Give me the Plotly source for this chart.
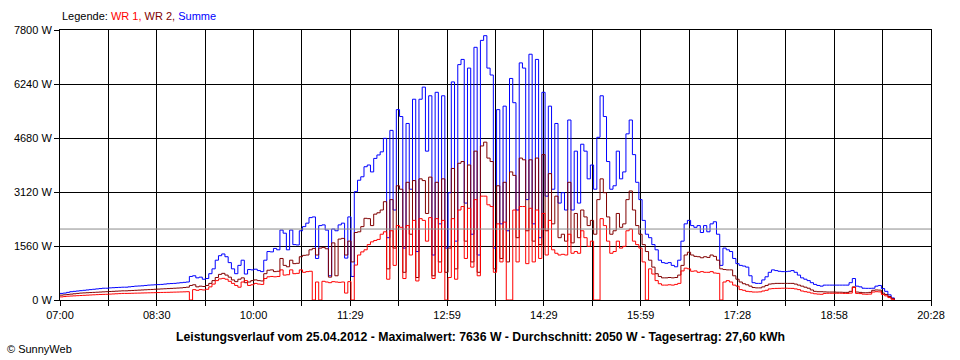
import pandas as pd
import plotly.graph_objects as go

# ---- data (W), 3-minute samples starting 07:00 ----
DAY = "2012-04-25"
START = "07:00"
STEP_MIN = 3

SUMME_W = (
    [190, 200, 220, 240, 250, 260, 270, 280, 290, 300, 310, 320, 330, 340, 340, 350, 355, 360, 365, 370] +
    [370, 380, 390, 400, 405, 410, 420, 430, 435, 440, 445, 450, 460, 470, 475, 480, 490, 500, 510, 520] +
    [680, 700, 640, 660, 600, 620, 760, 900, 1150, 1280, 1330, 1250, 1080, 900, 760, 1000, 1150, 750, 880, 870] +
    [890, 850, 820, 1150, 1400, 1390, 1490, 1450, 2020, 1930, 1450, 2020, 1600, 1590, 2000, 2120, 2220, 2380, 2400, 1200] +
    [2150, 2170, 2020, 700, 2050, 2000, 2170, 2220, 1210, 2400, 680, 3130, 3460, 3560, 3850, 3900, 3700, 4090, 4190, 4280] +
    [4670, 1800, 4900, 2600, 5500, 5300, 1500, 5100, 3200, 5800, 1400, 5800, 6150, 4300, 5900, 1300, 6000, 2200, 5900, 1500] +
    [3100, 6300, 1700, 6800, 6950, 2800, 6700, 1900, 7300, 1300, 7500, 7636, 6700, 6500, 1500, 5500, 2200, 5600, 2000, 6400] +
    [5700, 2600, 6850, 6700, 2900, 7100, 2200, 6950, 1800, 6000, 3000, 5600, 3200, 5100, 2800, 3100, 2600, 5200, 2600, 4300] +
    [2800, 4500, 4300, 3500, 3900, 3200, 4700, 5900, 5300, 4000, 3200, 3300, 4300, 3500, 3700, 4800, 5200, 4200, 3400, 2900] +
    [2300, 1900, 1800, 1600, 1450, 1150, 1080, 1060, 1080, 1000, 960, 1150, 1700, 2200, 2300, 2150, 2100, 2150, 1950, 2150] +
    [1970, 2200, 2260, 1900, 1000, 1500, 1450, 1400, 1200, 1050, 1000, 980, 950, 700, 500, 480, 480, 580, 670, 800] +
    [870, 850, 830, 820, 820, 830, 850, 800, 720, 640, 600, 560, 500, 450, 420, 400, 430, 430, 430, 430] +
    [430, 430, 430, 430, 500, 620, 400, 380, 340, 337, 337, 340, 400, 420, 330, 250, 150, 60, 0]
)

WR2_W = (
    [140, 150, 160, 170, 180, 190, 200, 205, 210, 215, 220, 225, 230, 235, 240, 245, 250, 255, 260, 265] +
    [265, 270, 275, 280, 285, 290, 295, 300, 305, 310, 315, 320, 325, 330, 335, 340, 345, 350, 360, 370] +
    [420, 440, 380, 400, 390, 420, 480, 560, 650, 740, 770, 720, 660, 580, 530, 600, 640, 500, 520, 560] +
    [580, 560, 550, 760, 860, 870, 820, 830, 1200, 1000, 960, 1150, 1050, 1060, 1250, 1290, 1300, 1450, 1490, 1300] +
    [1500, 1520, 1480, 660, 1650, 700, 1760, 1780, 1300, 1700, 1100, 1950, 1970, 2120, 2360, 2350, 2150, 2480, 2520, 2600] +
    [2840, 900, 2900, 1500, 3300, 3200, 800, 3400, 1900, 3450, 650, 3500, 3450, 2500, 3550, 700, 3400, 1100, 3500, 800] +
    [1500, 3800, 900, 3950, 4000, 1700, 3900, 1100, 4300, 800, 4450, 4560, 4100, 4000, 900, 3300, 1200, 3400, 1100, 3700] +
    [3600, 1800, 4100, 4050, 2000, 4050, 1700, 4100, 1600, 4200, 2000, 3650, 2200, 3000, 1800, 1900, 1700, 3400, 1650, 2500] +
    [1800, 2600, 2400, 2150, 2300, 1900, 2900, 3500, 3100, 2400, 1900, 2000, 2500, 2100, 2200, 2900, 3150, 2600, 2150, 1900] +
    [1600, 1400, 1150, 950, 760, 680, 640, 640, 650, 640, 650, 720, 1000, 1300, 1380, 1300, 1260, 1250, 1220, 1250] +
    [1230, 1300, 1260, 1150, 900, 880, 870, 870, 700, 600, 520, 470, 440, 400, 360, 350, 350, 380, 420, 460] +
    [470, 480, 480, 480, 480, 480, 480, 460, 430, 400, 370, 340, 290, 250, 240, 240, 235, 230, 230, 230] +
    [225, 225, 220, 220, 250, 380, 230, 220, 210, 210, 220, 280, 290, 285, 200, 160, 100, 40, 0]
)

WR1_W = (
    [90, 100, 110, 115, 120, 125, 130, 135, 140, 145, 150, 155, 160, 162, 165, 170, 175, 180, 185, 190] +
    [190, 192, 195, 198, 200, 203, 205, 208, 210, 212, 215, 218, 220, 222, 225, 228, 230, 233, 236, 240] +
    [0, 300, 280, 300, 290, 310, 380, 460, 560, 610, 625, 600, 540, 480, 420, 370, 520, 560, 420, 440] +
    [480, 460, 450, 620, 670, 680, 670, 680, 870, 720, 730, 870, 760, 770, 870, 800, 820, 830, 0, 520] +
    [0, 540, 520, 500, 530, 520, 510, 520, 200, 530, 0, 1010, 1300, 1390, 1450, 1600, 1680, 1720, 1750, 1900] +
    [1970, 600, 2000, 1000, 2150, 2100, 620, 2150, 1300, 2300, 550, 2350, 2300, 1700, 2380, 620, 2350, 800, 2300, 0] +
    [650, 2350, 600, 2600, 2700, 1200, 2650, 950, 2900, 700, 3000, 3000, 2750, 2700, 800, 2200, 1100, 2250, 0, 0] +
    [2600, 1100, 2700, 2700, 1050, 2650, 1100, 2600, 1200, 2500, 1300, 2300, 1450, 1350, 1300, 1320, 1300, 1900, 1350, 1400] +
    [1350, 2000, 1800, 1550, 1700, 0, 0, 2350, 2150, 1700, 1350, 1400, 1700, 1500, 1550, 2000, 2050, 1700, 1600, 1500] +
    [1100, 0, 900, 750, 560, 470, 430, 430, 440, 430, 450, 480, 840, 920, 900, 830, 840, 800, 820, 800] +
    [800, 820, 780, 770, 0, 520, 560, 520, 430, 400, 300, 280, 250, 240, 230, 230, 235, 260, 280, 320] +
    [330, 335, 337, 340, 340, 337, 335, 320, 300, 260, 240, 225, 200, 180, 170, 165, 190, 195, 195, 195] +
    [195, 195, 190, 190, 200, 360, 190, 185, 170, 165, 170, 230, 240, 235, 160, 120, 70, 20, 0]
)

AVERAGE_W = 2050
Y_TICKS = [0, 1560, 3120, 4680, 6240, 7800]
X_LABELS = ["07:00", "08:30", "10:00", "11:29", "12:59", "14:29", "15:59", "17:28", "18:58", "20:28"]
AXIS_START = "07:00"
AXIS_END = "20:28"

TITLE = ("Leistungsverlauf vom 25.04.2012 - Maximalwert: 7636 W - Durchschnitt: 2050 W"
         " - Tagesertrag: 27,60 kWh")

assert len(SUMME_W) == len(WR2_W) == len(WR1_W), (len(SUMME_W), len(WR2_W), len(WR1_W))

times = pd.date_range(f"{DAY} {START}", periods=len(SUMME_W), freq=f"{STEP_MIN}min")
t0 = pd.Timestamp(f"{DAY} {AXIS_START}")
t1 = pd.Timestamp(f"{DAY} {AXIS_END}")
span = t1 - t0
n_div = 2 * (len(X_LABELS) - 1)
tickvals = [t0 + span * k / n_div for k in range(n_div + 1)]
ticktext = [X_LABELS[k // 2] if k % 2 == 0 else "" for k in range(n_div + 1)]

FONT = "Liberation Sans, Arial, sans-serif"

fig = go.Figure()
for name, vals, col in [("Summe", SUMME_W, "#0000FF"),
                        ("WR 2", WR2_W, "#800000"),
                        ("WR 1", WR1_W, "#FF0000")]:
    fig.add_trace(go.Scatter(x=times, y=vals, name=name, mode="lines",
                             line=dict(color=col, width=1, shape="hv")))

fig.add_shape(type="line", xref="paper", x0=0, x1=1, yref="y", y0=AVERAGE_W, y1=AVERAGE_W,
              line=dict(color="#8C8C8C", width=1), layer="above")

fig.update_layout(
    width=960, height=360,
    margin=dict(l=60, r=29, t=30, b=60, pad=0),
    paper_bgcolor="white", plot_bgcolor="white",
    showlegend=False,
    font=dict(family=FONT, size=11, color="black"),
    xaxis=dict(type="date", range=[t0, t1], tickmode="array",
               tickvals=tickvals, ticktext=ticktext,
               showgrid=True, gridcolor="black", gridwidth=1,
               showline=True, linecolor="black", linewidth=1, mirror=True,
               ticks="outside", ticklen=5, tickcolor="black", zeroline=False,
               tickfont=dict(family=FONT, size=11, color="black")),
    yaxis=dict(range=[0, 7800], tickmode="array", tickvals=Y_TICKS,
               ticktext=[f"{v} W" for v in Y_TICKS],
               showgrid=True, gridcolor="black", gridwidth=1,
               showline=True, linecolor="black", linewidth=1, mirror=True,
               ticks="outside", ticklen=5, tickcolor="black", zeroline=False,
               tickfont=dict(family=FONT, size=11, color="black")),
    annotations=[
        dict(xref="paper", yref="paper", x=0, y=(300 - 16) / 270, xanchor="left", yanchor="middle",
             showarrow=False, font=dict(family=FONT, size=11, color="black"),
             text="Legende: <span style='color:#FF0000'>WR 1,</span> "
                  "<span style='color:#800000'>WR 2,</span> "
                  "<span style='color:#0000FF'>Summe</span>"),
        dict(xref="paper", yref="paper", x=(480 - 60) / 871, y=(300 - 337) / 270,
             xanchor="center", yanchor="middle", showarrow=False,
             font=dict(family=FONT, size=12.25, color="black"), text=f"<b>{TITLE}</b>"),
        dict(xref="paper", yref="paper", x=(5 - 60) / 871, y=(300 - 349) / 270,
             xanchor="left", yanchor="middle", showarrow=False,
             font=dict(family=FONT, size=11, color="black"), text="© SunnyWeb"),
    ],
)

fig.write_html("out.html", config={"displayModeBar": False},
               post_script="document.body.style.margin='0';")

# Task to complete:
Begin at the top of the material above and output each line exactly, stopping after the line that holds "STEP_MIN = 3". Leave out pictures.

# Expected answer:
Give me the Plotly source for this chart.
import pandas as pd
import plotly.graph_objects as go

# ---- data (W), 3-minute samples starting 07:00 ----
DAY = "2012-04-25"
START = "07:00"
STEP_MIN = 3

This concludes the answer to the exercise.